Problem requirements:
Transcribe every line of the listing below without any deviation.
------------------------------------
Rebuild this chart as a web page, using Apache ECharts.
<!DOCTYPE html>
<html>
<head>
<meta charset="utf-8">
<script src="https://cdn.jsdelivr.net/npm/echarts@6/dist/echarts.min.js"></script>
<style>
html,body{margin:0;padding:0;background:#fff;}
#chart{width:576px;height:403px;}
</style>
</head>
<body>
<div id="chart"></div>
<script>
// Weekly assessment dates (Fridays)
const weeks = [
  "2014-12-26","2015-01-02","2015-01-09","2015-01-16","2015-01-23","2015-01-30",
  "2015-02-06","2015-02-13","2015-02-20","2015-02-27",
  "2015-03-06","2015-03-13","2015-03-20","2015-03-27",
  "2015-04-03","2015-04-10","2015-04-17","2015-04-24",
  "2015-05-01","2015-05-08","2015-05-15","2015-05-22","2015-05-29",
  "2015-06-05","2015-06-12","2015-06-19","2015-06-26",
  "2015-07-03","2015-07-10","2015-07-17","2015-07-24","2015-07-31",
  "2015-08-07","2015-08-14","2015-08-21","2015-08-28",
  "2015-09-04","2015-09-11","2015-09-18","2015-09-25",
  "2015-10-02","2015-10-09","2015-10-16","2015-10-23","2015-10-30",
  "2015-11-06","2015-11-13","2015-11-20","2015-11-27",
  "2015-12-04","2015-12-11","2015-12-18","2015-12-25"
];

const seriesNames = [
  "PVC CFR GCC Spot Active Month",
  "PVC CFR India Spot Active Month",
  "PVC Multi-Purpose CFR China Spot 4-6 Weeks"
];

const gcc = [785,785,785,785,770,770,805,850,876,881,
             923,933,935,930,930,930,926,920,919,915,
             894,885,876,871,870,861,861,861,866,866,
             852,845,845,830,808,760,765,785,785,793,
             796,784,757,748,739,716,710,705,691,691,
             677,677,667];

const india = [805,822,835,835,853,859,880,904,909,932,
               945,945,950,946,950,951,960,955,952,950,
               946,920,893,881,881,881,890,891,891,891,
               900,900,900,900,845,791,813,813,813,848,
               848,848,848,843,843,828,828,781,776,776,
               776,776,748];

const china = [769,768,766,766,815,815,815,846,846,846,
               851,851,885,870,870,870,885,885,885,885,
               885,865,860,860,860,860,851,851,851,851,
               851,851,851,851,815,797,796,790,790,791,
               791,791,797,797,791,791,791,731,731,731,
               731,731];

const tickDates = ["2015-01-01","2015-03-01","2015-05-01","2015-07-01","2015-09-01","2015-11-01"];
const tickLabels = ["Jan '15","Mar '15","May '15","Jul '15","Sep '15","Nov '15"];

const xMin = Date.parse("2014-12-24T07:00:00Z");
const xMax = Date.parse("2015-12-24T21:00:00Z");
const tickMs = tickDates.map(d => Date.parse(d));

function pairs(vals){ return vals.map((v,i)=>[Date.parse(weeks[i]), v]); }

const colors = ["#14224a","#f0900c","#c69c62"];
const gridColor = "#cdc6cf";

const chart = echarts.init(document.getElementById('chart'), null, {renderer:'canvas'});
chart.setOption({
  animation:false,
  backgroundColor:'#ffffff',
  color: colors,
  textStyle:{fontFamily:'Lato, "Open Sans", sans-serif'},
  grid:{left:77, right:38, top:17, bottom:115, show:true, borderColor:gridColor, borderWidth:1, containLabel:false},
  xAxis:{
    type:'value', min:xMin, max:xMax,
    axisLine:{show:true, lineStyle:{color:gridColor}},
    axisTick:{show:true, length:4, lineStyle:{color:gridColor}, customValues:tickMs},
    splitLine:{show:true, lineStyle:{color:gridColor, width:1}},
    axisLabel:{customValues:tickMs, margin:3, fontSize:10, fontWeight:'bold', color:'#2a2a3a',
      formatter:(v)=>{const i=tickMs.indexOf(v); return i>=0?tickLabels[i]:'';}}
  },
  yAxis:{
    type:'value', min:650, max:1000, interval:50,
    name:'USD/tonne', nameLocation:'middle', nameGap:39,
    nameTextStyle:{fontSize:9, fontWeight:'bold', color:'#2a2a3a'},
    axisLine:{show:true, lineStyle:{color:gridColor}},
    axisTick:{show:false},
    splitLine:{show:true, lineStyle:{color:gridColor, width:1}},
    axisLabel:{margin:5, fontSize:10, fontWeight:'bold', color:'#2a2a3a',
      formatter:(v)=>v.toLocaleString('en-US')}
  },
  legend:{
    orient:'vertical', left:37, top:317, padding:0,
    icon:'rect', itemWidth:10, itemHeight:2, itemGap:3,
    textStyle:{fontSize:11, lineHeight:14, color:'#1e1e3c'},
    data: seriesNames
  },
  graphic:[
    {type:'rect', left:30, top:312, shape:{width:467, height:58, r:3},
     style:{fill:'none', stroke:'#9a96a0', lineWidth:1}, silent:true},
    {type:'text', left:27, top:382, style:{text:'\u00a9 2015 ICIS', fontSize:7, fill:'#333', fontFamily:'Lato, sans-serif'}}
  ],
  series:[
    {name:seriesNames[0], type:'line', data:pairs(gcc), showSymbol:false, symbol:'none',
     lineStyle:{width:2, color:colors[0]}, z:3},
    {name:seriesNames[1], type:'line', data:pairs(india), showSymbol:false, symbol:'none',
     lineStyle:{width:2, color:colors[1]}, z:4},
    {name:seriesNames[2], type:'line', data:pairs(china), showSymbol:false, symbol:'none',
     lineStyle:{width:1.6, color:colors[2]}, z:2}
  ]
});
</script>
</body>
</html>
------------------------------------
Response to this task:
Rebuild this chart as a web page, using Apache ECharts.
<!DOCTYPE html>
<html>
<head>
<meta charset="utf-8">
<script src="https://cdn.jsdelivr.net/npm/echarts@6/dist/echarts.min.js"></script>
<style>
html,body{margin:0;padding:0;background:#fff;}
#chart{width:576px;height:403px;}
</style>
</head>
<body>
<div id="chart"></div>
<script>
// Weekly assessment dates (Fridays)
const weeks = [
  "2014-12-26","2015-01-02","2015-01-09","2015-01-16","2015-01-23","2015-01-30",
  "2015-02-06","2015-02-13","2015-02-20","2015-02-27",
  "2015-03-06","2015-03-13","2015-03-20","2015-03-27",
  "2015-04-03","2015-04-10","2015-04-17","2015-04-24",
  "2015-05-01","2015-05-08","2015-05-15","2015-05-22","2015-05-29",
  "2015-06-05","2015-06-12","2015-06-19","2015-06-26",
  "2015-07-03","2015-07-10","2015-07-17","2015-07-24","2015-07-31",
  "2015-08-07","2015-08-14","2015-08-21","2015-08-28",
  "2015-09-04","2015-09-11","2015-09-18","2015-09-25",
  "2015-10-02","2015-10-09","2015-10-16","2015-10-23","2015-10-30",
  "2015-11-06","2015-11-13","2015-11-20","2015-11-27",
  "2015-12-04","2015-12-11","2015-12-18","2015-12-25"
];

const seriesNames = [
  "PVC CFR GCC Spot Active Month",
  "PVC CFR India Spot Active Month",
  "PVC Multi-Purpose CFR China Spot 4-6 Weeks"
];

const gcc = [785,785,785,785,770,770,805,850,876,881,
             923,933,935,930,930,930,926,920,919,915,
             894,885,876,871,870,861,861,861,866,866,
             852,845,845,830,808,760,765,785,785,793,
             796,784,757,748,739,716,710,705,691,691,
             677,677,667];

const india = [805,822,835,835,853,859,880,904,909,932,
               945,945,950,946,950,951,960,955,952,950,
               946,920,893,881,881,881,890,891,891,891,
               900,900,900,900,845,791,813,813,813,848,
               848,848,848,843,843,828,828,781,776,776,
               776,776,748];

const china = [769,768,766,766,815,815,815,846,846,846,
               851,851,885,870,870,870,885,885,885,885,
               885,865,860,860,860,860,851,851,851,851,
               851,851,851,851,815,797,796,790,790,791,
               791,791,797,797,791,791,791,731,731,731,
               731,731];

const tickDates = ["2015-01-01","2015-03-01","2015-05-01","2015-07-01","2015-09-01","2015-11-01"];
const tickLabels = ["Jan '15","Mar '15","May '15","Jul '15","Sep '15","Nov '15"];

const xMin = Date.parse("2014-12-24T07:00:00Z");
const xMax = Date.parse("2015-12-24T21:00:00Z");
const tickMs = tickDates.map(d => Date.parse(d));

function pairs(vals){ return vals.map((v,i)=>[Date.parse(weeks[i]), v]); }

const colors = ["#14224a","#f0900c","#c69c62"];
const gridColor = "#cdc6cf";

const chart = echarts.init(document.getElementById('chart'), null, {renderer:'canvas'});
chart.setOption({
  animation:false,
  backgroundColor:'#ffffff',
  color: colors,
  textStyle:{fontFamily:'Lato, "Open Sans", sans-serif'},
  grid:{left:77, right:38, top:17, bottom:115, show:true, borderColor:gridColor, borderWidth:1, containLabel:false},
  xAxis:{
    type:'value', min:xMin, max:xMax,
    axisLine:{show:true, lineStyle:{color:gridColor}},
    axisTick:{show:true, length:4, lineStyle:{color:gridColor}, customValues:tickMs},
    splitLine:{show:true, lineStyle:{color:gridColor, width:1}},
    axisLabel:{customValues:tickMs, margin:3, fontSize:10, fontWeight:'bold', color:'#2a2a3a',
      formatter:(v)=>{const i=tickMs.indexOf(v); return i>=0?tickLabels[i]:'';}}
  },
  yAxis:{
    type:'value', min:650, max:1000, interval:50,
    name:'USD/tonne', nameLocation:'middle', nameGap:39,
    nameTextStyle:{fontSize:9, fontWeight:'bold', color:'#2a2a3a'},
    axisLine:{show:true, lineStyle:{color:gridColor}},
    axisTick:{show:false},
    splitLine:{show:true, lineStyle:{color:gridColor, width:1}},
    axisLabel:{margin:5, fontSize:10, fontWeight:'bold', color:'#2a2a3a',
      formatter:(v)=>v.toLocaleString('en-US')}
  },
  legend:{
    orient:'vertical', left:37, top:317, padding:0,
    icon:'rect', itemWidth:10, itemHeight:2, itemGap:3,
    textStyle:{fontSize:11, lineHeight:14, color:'#1e1e3c'},
    data: seriesNames
  },
  graphic:[
    {type:'rect', left:30, top:312, shape:{width:467, height:58, r:3},
     style:{fill:'none', stroke:'#9a96a0', lineWidth:1}, silent:true},
    {type:'text', left:27, top:382, style:{text:'\u00a9 2015 ICIS', fontSize:7, fill:'#333', fontFamily:'Lato, sans-serif'}}
  ],
  series:[
    {name:seriesNames[0], type:'line', data:pairs(gcc), showSymbol:false, symbol:'none',
     lineStyle:{width:2, color:colors[0]}, z:3},
    {name:seriesNames[1], type:'line', data:pairs(india), showSymbol:false, symbol:'none',
     lineStyle:{width:2, color:colors[1]}, z:4},
    {name:seriesNames[2], type:'line', data:pairs(china), showSymbol:false, symbol:'none',
     lineStyle:{width:1.6, color:colors[2]}, z:2}
  ]
});
</script>
</body>
</html>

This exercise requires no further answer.